In the ripe seed the large embryo e practically fills up all the space within the two seed coats c1 and c2; endosperm, pollen chamber, &c., have been eliminated, and the young ovule is very simple and small as a result of the protection and active service of the carpels in which it is enclosed. Small “spores” form the pollen grains. Typical of living Dicotyledons.

These few illustrations represent only the main divisions of an army of structures with an almost unimaginable wealth of variety which must be left out of consideration.

For the structures illustrated in figs. [54], [55], and [56] we have no name, for their possible existence was not conceived of when our terminology was invented, and no one has yet christened them anew with distinct names. They are evidently too complex in organization and too similar to seeds in several ways to be called spores, yet they lack the essential element in a seed, namely, an embryo. The term “ovule” (usually given to the young seed which has not yet developed an embryo) does not fit them any better, for their tissues are ripened and hard, and they were of large size and apparently fully grown and mature.

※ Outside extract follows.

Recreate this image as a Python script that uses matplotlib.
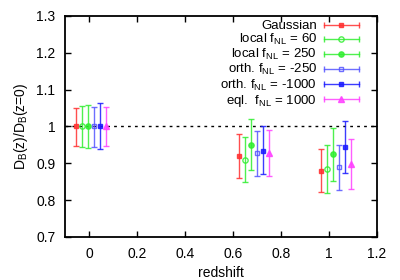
import matplotlib.pyplot as plt
import numpy as np
from matplotlib.legend_handler import HandlerBase
from matplotlib.lines import Line2D

plt.rcParams['font.family'] = ['Liberation Sans', 'DejaVu Sans']
plt.rcParams['mathtext.fontset'] = 'custom'
plt.rcParams['mathtext.rm'] = 'Liberation Sans'

# data
redshifts = np.array([0.0, 0.68, 1.02])
offsets = [-0.055, -0.03, -0.005, 0.02, 0.045, 0.07]
labels = ["Gaussian",
          r"local f$_\mathrm{NL}$ = 60",
          r"local f$_\mathrm{NL}$ = 250",
          r"orth. f$_\mathrm{NL}$ = -250",
          r"orth. f$_\mathrm{NL}$ = -1000",
          r"eql.  f$_\mathrm{NL}$ = 1000"]
ratio = [
    [1.0, 0.920, 0.880],
    [1.0, 0.909, 0.884],
    [1.0, 0.950, 0.924],
    [1.0, 0.927, 0.889],
    [1.0, 0.934, 0.944],
    [1.0, 0.929, 0.899],
]
upper = [
    [1.051, 0.979, 0.940],
    [1.055, 0.970, 0.949],
    [1.057, 1.019, 0.996],
    [1.053, 0.988, 0.950],
    [1.063, 1.000, 1.015],
    [1.053, 0.991, 0.967],
]
lower = [
    [0.948, 0.859, 0.821],
    [0.945, 0.849, 0.819],
    [0.942, 0.881, 0.851],
    [0.943, 0.865, 0.827],
    [0.939, 0.870, 0.873],
    [0.948, 0.866, 0.830],
]

colors = ['#ff3030', '#30ee30', '#30ee30', '#5555ff', '#1a1aff', '#ff40ff']
markers = ['s', 'o', 'o', 's', 's', '^']
filled = [True, False, True, False, True, True]


class HorizontalErrorHandler(HandlerBase):
    """legend key like gnuplot: horizontal bar with caps and marker in the middle"""
    def create_artists(self, legend, orig_handle, xdescent, ydescent,
                       width, height, fontsize, trans):
        y = height / 2 - ydescent
        x0, x1 = -xdescent, width - xdescent
        c = orig_handle.get_color()
        bar = Line2D([x0, x1], [y, y], color=c, lw=1, alpha=0.85)
        caps = Line2D([x0, x1], [y, y], ls='none', marker='|', ms=4,
                      mew=1, color=c, alpha=0.85)
        mk = Line2D([(x0 + x1) / 2], [y], ls='none',
                    marker=orig_handle.get_marker(),
                    ms=orig_handle.get_markersize(),
                    mfc=orig_handle.get_markerfacecolor(),
                    mec=c, mew=1, alpha=0.85)
        for a in (bar, caps, mk):
            a.set_transform(trans)
        return [bar, caps, mk]


fig = plt.figure(figsize=(4, 2.8), dpi=100)
ax = fig.add_axes([0.1625, 0.1536, 0.78, 0.79])

ax.axhline(1.0, color='black', linestyle=(0, (2, 3)), linewidth=1, zorder=1)

handles = []
for i in range(len(labels)):
    y = np.array(ratio[i])
    yerr = [y - np.array(lower[i]), np.array(upper[i]) - y]
    ms = 3.4 if markers[i] == 's' else 3.8
    face = colors[i] if filled[i] else 'none'
    ax.errorbar(redshifts + offsets[i], y, yerr=yerr, fmt=markers[i],
                color=colors[i], ecolor=colors[i], elinewidth=1, capsize=2,
                capthick=1, markersize=ms, markerfacecolor=face,
                markeredgewidth=1, alpha=0.85, zorder=3)
    handles.append(Line2D([], [], color=colors[i], marker=markers[i],
                          markersize=ms, markerfacecolor=face))

ax.set_xlim(-0.1, 1.2)
ax.set_ylim(0.7, 1.3)
ax.set_xticks([0, 0.2, 0.4, 0.6, 0.8, 1, 1.2])
ax.set_xticklabels(["0", "0.2", "0.4", "0.6", "0.8", "1", "1.2"])
ax.set_yticks([0.7, 0.8, 0.9, 1.0, 1.1, 1.2, 1.3])
ax.set_yticklabels(["0.7", "0.8", "0.9", "1", "1.1", "1.2", "1.3"])
ax.tick_params(direction='in', top=True, right=True, length=4, width=1,
               labelsize=10, pad=7, colors='black')
ax.set_xlabel("redshift", fontsize=10)
ax.set_ylabel(r"D$_\mathrm{B}$(z)/D$_\mathrm{B}$(z=0)", fontsize=10)
for s in ax.spines.values():
    s.set_linewidth(1.3)

# legend
ax.legend(handles, labels, loc='upper right', frameon=False, markerfirst=False,
          fontsize=9.5, handlelength=2.7, handletextpad=0.5, labelspacing=0.0,
          borderaxespad=0.0, bbox_to_anchor=(0.96, 1.005),
          handler_map={Line2D: HorizontalErrorHandler()})

fig.savefig("out.png", dpi=100)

For the present a name is not essential; the one thing that is important is to recognize their intermediate character and the light they throw on the possible evolution of modern seeds.

A further point of great interest is the manner in which these “seeds” were borne on the plant. To-day seeds are always developed (with the exception of Cycas) in cones or flowers, or at least special inflorescences. But the “seed” of Lagenostoma ([fig. 56]), as well as a number of others in the group it represents, were not borne on a special structure, but directly on the green foliage leaves. They were in this on a level with the simple sporangia of ferns which appear on the backs of the fronds, a fact which is of great significance both for our views on the evolution of seeds as such, and for the bearing it has on the relationships of the various groups of allied plants. This will be referred to subsequently (Chapter XI), and is mentioned now only as an example of the difference between some of the characters of early fossils and those of the present day.

It is true that botanists have long recognized the organ which bears seeds as a modified leaf. The carpels of all the higher plants are looked on as homologous with leaves, although they do not appear to be like them externally. Sometimes among living plants curious diseases cause the carpels to become foliar, and when this happens the diseased carpel reverts more or less to the supposed ancestral leaf-like condition. It is only among the ancient (but recently discovered) fossils, however, that seeds are known to be borne normally on foliage leaves.

From Mesozoic plants we shall learn new conceptions about flowers and reproductive inflorescences in general, but these must be deferred to the consideration of the family as a whole (Chapter XIII).

Enough has been illustrated to show that though the individual cells, the bricks, so to speak, of plant construction, were so similar in the past and present, yet the organs built up by them have been continually varying, as a child builds increasingly ambitious palaces with the same set of bricks.

CHAPTER VIII
PAST HISTORIES OF PLANT FAMILIES
I. Flowering Plants, Angiosperms

In comparison with the other groups of plants the flowering families are of recent origin, yet in the sense in which the word is usually used they are ancient indeed, and the earliest records of them must date at least to periods hundreds of thousands of years ago.